Data block -

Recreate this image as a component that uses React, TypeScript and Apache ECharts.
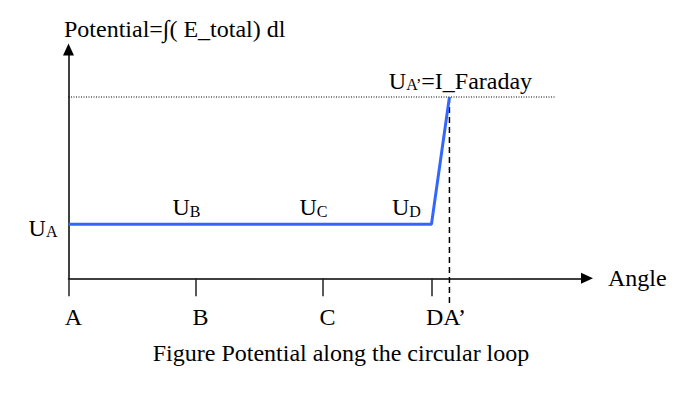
import React, { useEffect, useRef } from 'react';
import * as echarts from 'echarts';

// ---- data ----
const pointNames = ['A', 'B', 'C', 'D', 'A’'];
const angles = [0, 120, 240, 343, 360];
const potentials = [1, 1, 1, 1, 3.36];
const xTickValues = [0, 120, 240, 343];
const xTickLabels = ['A', 'B', 'C', 'DA’'];
const yTickValues = [1];
const yTickLabels = ['A'];
const faradayLevel = 3.36;
const faradayLineEnd = 460;
const dashedBottom = -0.5;
const xMax = 490;
const yMax = 4.24;

const FONT = '"Liberation Serif", "Times New Roman", Times, serif';
const BLUE = '#3366ff';

const rich = {
  u: { fontSize: 24, fontFamily: FONT, color: '#000', lineHeight: 24 },
  s: { fontSize: 16, fontFamily: FONT, color: '#000', lineHeight: 14, verticalAlign: 'bottom' },
  d: { fontSize: 24, fontFamily: FONT, color: '#000', lineHeight: 24, padding: [0, 0, 0, 19] },
};

const pointLabelOffsets: Record<string, number[]> = {
  B: [-9, 0],
  C: [-9, 0],
  D: [-25, 0],
  'A’': [11, 0],
};

function pointLabel(name: string) {
  if (name === 'A') return { show: false };
  const text = name === 'A’' ? '{u|U}{s|A’}{u|=I_Faraday}' : `{u|U}{s|${name}}`;
  return {
    show: true,
    position: 'top',
    distance: name === 'A’' ? 4 : 5,
    offset: pointLabelOffsets[name],
    formatter: text,
    rich,
  };
}

export default function App() {
  const ref = useRef<HTMLDivElement>(null);

  useEffect(() => {
    if (!ref.current) return;
    const chart = echarts.init(ref.current, undefined, { renderer: 'svg' });
    const textStyle = { fontSize: 24, fontFamily: FONT, fontWeight: 'normal', color: '#000', lineHeight: 24 };
    chart.setOption({
      animation: false,
      backgroundColor: '#fff',
      title: [
        { text: 'Potential=∫( E_total) dl', left: 64, top: 17, padding: 0, textStyle },
        { text: 'Figure Potential along the circular loop', left: 'center', top: 340.6, padding: 0, textStyle },
      ],
      grid: { left: 68.5, right: 95, top: 49.5, bottom: 117.7, containLabel: false },
      xAxis: {
        type: 'value',
        min: 0,
        max: xMax,
        name: 'Angle',
        nameLocation: 'end',
        nameGap: 21,
        nameTextStyle: { fontSize: 24, fontFamily: FONT, color: '#000', padding: [5, 0, 0, 0] },
        axisLine: {
          show: true,
          symbol: ['none', 'triangle'],
          symbolSize: [11, 12],
          lineStyle: { color: '#000', width: 1.5 },
        },
        axisTick: { show: true, customValues: xTickValues, length: 18, lineStyle: { color: '#222', width: 1.5 } },
        axisLabel: {
          show: true,
          customValues: xTickValues,
          margin: 27,
          fontSize: 24,
          fontFamily: FONT,
          color: '#000',
          padding: [0, 0, 0, 10],
          formatter: (v: number) => {
            const i = xTickValues.indexOf(v);
            const t = i >= 0 ? xTickLabels[i] : '';
            return i === 3 ? `{d|${t}}` : t;
          },
          rich,
        },
        splitLine: { show: false },
      },
      yAxis: {
        type: 'value',
        min: 0,
        max: yMax,
        axisLine: {
          show: true,
          symbol: ['none', 'triangle'],
          symbolSize: [11, 12],
          lineStyle: { color: '#000', width: 1.5 },
        },
        axisTick: { show: false },
        axisLabel: {
          show: true,
          customValues: yTickValues,
          margin: 11,
          padding: [7, 0, 0, 0],
          formatter: (v: number) => {
            const i = yTickValues.indexOf(v);
            return i >= 0 ? `{u|U}{s|${yTickLabels[i]}}` : '';
          },
          rich,
        },
        splitLine: { show: false },
      },
      series: [
        {
          name: 'I_Faraday level',
          type: 'line',
          data: [[0, faradayLevel], [faradayLineEnd, faradayLevel]],
          symbol: 'none',
          lineStyle: { color: '#000', width: 1.2, type: [1, 1.5] },
          silent: true,
        },
        {
          name: 'A’ marker',
          type: 'line',
          data: [[angles[4], faradayLevel], [angles[4], dashedBottom]],
          symbol: 'none',
          clip: false,
          lineStyle: { color: '#000', width: 1.5, type: [6, 4] },
          silent: true,
        },
        {
          name: 'Potential',
          type: 'line',
          data: angles.map((a, i) => ({
            name: pointNames[i],
            value: [a, potentials[i]],
            label: pointLabel(pointNames[i]),
          })),
          symbol: 'circle',
          symbolSize: 0,
          showSymbol: true,
          itemStyle: { color: BLUE },
          lineStyle: { color: BLUE, width: 3 },
          z: 5,
        },
      ],
    });
    return () => chart.dispose();
  }, []);

  return (
    <div
      ref={ref}
      style={{ position: 'fixed', left: 0, top: 0, width: 682, height: 396 }}
    />
  );
}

Do this -
Pictures excluded, repeat exactly the lines from the top of the material through the line with "const yMax = 4.24;", including both of those lines.

Answer for the task -
Recreate this image as a component that uses React, TypeScript and Apache ECharts.
import React, { useEffect, useRef } from 'react';
import * as echarts from 'echarts';

// ---- data ----
const pointNames = ['A', 'B', 'C', 'D', 'A’'];
const angles = [0, 120, 240, 343, 360];
const potentials = [1, 1, 1, 1, 3.36];
const xTickValues = [0, 120, 240, 343];
const xTickLabels = ['A', 'B', 'C', 'DA’'];
const yTickValues = [1];
const yTickLabels = ['A'];
const faradayLevel = 3.36;
const faradayLineEnd = 460;
const dashedBottom = -0.5;
const xMax = 490;
const yMax = 4.24;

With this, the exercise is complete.